Closed venkatra closed 3 years ago

venkatra commented 3 years ago

I was playing recently with Sqitch docker to connect to Snowflake. I followed all the exact steps as mentioned in snowflake/README.md.

The good news is that it worked, but I had also realized that we are not having a generic docker image, as you had required the snowflake to be defined in the '/etc/odbc.ini'

&& perl -i -pe "s/SF_ACCOUNT/$sf_account/g" odbc.ini \ && cat odbc.ini >> /etc/odbc.ini \ && cat odbcinst.ini >> /etc/odbcinst.ini \ I figured that you can overcome this issue by mounting a local copy of odbc.ini as part of the sqitch invocation in the docker-sqitch.sh.

First I ran the docker build like below: bash env DIR=snowflake ./build --build-arg sf_account=SFACCOUNT Then i edited the script docker-sqitch.sh like below : `bash

PATH TO ODBC

PATH_TO_ODBCINI=/Users/venkatra/Dev/learn/sqitcher/odbc.ini

 # Run the container with the current and home directories mounted.
docker run -it --rm --network host \
   --mount "type=bind,src=$(pwd),dst=/repo" \
   --mount "type=bind,src=$HOME,dst=$homedst" \
  --mount "type=bind,src=$PATH_TO_ODBCINI,dst=/etc/odbc.ini" \
  --mount "type=bind,src=$PATH_TO_SNOWSQL_CONFIG,dst=/var/.snowsql/config" \
  "${passopt[@]}" "$SQITCH_IMAGE" "$@"

` Notice :

By doing this, I believe you will be able to also incorporate Snowflake into the existing Sqitch docker image.

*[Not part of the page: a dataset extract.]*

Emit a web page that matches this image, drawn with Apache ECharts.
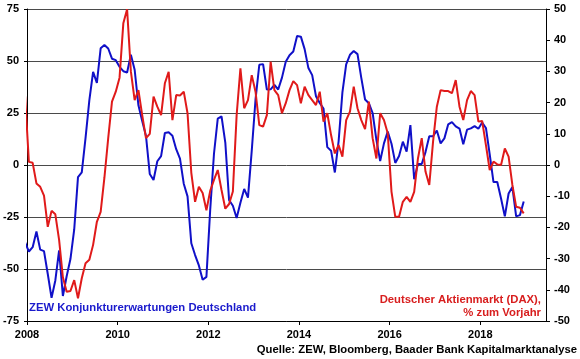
<!DOCTYPE html>
<html><head><meta charset="utf-8">
<script src="https://cdn.jsdelivr.net/npm/echarts@6/dist/echarts.min.js"></script>
<style>html,body{margin:0;padding:0;background:#fff}#c{width:580px;height:359px}</style>
</head><body><div id="c"></div>
<script>
// Monthly data; arrays begin with Dec 2007 (clipped at the left edge), then Jan 2008 ... Dec 2018
const startYear = 2008;
const zewValues = [-37.2,
  -41.6, -39.5, -32.0, -40.7, -41.4, -52.4, -63.9, -55.5, -41.1, -63.0, -53.5, -45.2,
  -31.0, -5.8, -3.5, 13.0, 31.1, 44.8, 39.5, 56.1, 57.7, 56.0, 51.1, 50.4,
  47.2, 45.1, 44.5, 53.0, 45.8, 28.7, 21.2, 14.0, -4.3, -7.2, 1.8, 4.3,
  15.4, 15.7, 14.1, 7.6, 3.1, -9.0, -15.1, -37.6, -43.3, -48.3, -55.2, -53.8,
  -21.6, 5.4, 22.3, 23.4, 10.8, -16.9, -19.6, -25.5, -18.2, -11.5, -15.7, 6.9,
  31.5, 48.2, 48.5, 36.3, 36.4, 38.5, 36.3, 42.0, 49.6, 52.8, 54.6, 62.0,
  61.7, 55.7, 46.6, 43.2, 33.1, 29.8, 27.1, 8.6, 6.9, -3.6, 11.5, 34.9,
  48.4, 53.0, 54.8, 53.3, 41.9, 31.5, 29.7, 25.0, 12.1, 1.9, 10.4, 16.1,
  10.2, 1.0, 4.3, 11.2, 6.4, 19.2, -6.8, 0.5, 0.5, 6.2, 13.8, 13.8,
  16.6, 10.4, 12.8, 19.5, 20.6, 18.6, 17.5, 10.0, 17.0, 17.6, 18.7, 17.4,
  20.4, 17.8, 5.1, -8.2, -8.2, -16.1, -24.7, -13.7, -10.6, -24.7, -24.1, -17.5
];
const daxValues = [22.0,
  1.0, 0.7, -5.9, -7.0, -9.8, -19.8, -14.7, -15.8, -24.0, -36.0, -40.6, -40.4,
  -36.9, -42.7, -36.3, -31.5, -30.4, -25.6, -18.2, -15.0, -4.0, 8.6, 20.3, 23.5,
  28.0, 45.4, 49.9, 30.0, 20.8, 24.0, 16.0, 8.6, 10.0, 21.9, 18.7, 16.0,
  26.2, 29.9, 14.4, 22.4, 22.3, 23.5, 16.6, -2.5, -11.8, -7.0, -9.0, -14.5,
  -8.3, -4.8, -1.6, -8.0, -14.0, -12.5, -8.5, 16.0, 31.0, 18.2, 20.8, 28.8,
  23.5, 12.8, 12.3, 16.0, 33.1, 24.0, 22.4, 16.6, 19.8, 24.0, 26.9, 25.6,
  19.8, 25.1, 22.4, 20.8, 19.2, 23.5, 13.9, 16.6, 9.6, 3.7, 6.4, 2.7,
  14.4, 17.1, 25.1, 18.2, 14.4, 11.5, 20.3, 8.6, 2.1, 16.6, 14.4, 10.2,
  -8.6, -16.6, -16.6, -11.8, -10.2, -11.8, -8.6, 2.1, 8.6, -2.1, -6.4, 7.5,
  18.7, 24.0, 23.7, 23.7, 23.0, 27.2, 18.7, 14.4, 20.8, 23.7, 22.4, 13.9,
  14.1, 6.4, -1.6, 1.1, 0.2, 0.0, 5.3, 2.7, -6.4, -13.4, -13.7, -15.5
];
const xTickLabels = [2008, 2010, 2012, 2014, 2016, 2018];
const leftAxisRange = [-75, 75, 25];
const rightAxisRange = [-50, 50, 10];
const zewLabel = 'ZEW Konjunkturerwartungen Deutschland';
const daxLabel1 = 'Deutscher Aktienmarkt (DAX),';
const daxLabel2 = '% zum Vorjahr';
const sourceLabel = 'Quelle: ZEW, Bloomberg, Baader Bank Kapitalmarktanalyse';

function toPairs(arr) { return arr.map((v, i) => [startYear + (i - 0.5) / 12, v]); }

const FONT = '"Liberation Sans", Arial, sans-serif';
const lbl = { fontFamily: FONT, fontWeight: 'bold', fontSize: 11, color: '#000' };
const TF = 'bold 11.3px ' + FONT;

const chart = echarts.init(document.getElementById('c'), null, { renderer: 'canvas' });
chart.setOption({
  animation: false,
  backgroundColor: '#fff',
  grid: { left: 27, right: 34, top: 9, bottom: 38, containLabel: false },
  xAxis: {
    type: 'value', min: 2008, max: 2019.45, interval: 2,
    axisLine: { show: true, onZero: false, lineStyle: { color: '#000', width: 1 } },
    axisTick: { show: true, length: 4, lineStyle: { color: '#000' } },
    splitLine: { show: false },
    axisLabel: Object.assign({}, lbl, { margin: 8, showMaxLabel: false,
      formatter: v => xTickLabels.indexOf(Math.round(v)) >= 0 && Math.abs(v - Math.round(v)) < 1e-6 ? String(Math.round(v)) : '' })
  },
  yAxis: [{
    type: 'value', min: leftAxisRange[0], max: leftAxisRange[1], interval: leftAxisRange[2], position: 'left',
    axisLine: { show: true, onZero: false, lineStyle: { color: '#000', width: 1 } },
    axisTick: { show: true, length: 3, lineStyle: { color: '#000' } },
    splitLine: { show: true, lineStyle: { color: '#4a4a4a', width: 1 } },
    axisLabel: Object.assign({}, lbl, { margin: 8 })
  }, {
    type: 'value', min: rightAxisRange[0], max: rightAxisRange[1], interval: rightAxisRange[2], position: 'right',
    axisLine: { show: true, onZero: false, lineStyle: { color: '#000', width: 1 } },
    axisTick: { show: true, length: 4, lineStyle: { color: '#000' } },
    splitLine: { show: false },
    axisLabel: Object.assign({}, lbl, { margin: 8 })
  }],
  series: [{
    name: zewLabel, type: 'line', yAxisIndex: 0, data: toPairs(zewValues),
    showSymbol: false, symbol: 'none', clip: true,
    lineStyle: { color: '#1010c8', width: 2 }
  }, {
    name: 'DAX', type: 'line', yAxisIndex: 1, data: toPairs(daxValues),
    showSymbol: false, symbol: 'none', clip: true,
    lineStyle: { color: '#e01a1a', width: 2 }
  }],
  graphic: [
    { type: 'text', left: 29, top: 302, style: { text: zewLabel, font: TF, fill: '#1a1acc' } },
    { type: 'text', right: 39, top: 294, style: { text: daxLabel1, font: TF, fill: '#d81e1e', textAlign: 'right' } },
    { type: 'text', right: 39, top: 307, style: { text: daxLabel2, font: TF, fill: '#d81e1e', textAlign: 'right' } },
    { type: 'text', right: 3, top: 344, style: { text: sourceLabel, font: TF, fill: '#000', textAlign: 'right' } }
  ]
});
</script></body></html>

I have attached a modified version of the "sqitch", "snowsql_config.txt" & "odbc.ini" file. (I had to add the 'txt' extension so I can have it attached).

odbc.ini.txt sqitch.txt snowsql_config.txt

If you approve to adopt this, the 'PATH_TO_ODBCINI' can be a command-line variable that gets passed to the 'sqitch' script along with the 'SQITCH_IMAGE' env variable.

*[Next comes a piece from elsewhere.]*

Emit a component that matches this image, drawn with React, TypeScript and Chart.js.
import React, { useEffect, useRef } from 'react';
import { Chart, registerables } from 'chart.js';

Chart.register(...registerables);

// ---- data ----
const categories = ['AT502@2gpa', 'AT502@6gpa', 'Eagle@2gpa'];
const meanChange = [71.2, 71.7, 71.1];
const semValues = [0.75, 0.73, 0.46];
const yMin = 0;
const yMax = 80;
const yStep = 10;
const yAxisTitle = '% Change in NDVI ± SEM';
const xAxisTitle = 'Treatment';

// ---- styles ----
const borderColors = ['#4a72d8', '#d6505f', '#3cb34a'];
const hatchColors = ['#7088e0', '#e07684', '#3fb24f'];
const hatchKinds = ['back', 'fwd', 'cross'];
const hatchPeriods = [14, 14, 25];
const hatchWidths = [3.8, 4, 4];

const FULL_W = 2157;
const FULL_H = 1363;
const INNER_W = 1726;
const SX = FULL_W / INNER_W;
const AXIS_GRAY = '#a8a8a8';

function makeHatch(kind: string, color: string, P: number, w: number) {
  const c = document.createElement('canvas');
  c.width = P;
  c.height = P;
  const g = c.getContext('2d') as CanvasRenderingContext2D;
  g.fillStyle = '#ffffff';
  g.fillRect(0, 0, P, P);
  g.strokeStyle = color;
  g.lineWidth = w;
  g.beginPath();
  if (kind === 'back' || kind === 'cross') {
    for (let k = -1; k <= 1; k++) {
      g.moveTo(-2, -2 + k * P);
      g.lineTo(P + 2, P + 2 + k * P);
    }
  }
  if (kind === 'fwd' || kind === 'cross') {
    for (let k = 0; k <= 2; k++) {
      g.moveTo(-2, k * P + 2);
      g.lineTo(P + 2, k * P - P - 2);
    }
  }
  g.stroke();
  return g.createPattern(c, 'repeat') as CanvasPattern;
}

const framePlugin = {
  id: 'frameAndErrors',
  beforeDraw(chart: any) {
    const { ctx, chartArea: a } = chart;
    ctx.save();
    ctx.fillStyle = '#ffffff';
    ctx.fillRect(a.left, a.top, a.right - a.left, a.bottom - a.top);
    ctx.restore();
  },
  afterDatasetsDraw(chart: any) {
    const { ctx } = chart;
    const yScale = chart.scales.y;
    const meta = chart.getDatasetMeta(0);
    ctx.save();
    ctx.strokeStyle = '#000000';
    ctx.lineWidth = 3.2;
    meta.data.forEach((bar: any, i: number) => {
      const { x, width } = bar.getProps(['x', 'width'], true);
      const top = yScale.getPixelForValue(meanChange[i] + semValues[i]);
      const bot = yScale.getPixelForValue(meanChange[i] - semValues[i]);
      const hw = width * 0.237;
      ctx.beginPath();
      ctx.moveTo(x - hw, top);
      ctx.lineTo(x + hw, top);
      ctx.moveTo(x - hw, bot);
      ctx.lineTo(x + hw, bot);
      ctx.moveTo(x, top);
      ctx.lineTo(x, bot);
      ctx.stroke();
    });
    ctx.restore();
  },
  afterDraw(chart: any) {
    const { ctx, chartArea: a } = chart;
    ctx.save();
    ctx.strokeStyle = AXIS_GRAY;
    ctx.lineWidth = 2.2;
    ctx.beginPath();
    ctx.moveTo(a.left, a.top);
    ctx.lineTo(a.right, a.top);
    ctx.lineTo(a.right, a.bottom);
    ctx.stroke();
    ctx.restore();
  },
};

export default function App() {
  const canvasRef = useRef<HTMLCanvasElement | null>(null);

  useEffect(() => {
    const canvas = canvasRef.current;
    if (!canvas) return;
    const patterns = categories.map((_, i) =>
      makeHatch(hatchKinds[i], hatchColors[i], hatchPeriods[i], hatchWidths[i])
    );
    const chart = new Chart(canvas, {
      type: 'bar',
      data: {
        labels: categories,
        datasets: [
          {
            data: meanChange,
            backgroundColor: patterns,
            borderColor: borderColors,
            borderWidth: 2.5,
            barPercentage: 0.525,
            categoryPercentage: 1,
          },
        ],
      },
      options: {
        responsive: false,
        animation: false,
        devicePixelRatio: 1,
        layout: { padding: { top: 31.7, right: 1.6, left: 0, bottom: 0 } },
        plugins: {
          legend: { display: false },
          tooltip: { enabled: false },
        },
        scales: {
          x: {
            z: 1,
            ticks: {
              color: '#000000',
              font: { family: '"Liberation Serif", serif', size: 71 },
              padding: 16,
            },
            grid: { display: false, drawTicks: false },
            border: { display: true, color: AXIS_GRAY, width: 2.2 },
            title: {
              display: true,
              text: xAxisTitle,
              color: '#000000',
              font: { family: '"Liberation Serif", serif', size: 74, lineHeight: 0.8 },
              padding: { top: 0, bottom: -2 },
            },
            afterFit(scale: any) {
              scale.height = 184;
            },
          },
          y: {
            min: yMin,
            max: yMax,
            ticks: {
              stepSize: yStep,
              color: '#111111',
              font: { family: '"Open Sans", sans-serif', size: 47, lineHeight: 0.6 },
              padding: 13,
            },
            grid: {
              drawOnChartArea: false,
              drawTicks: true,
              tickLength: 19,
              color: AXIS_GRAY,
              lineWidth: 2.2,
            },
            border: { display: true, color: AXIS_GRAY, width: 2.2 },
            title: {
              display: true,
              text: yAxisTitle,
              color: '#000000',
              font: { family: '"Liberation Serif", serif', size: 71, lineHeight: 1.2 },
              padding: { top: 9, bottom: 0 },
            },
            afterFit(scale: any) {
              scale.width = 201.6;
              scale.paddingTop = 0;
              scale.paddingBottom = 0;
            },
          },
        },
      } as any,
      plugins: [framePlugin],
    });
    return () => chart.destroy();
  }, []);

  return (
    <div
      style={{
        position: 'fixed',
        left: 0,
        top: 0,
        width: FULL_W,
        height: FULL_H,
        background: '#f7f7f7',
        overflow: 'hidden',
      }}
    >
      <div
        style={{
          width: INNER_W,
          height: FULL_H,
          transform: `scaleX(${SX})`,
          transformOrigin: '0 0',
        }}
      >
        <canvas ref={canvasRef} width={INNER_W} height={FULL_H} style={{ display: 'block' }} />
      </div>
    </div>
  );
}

theory commented 3 years ago

Hi, thanks for the comments, @venkatra. I don't see why any of this is necessary. All the connection info can be specified in the target URLs; the odbc.ini is there mostly to point to the Snowflake ODBC driver and to define a convenient SnowflakeDB configuration. OTOH, I know that many folks familiar with ODBC like to put all the connection info into the odbc.ini file, so your approach to mount a directory is a perfectly reasonable approach, though I don't see a need to add such variables to a script designed to be used with any supported database engine.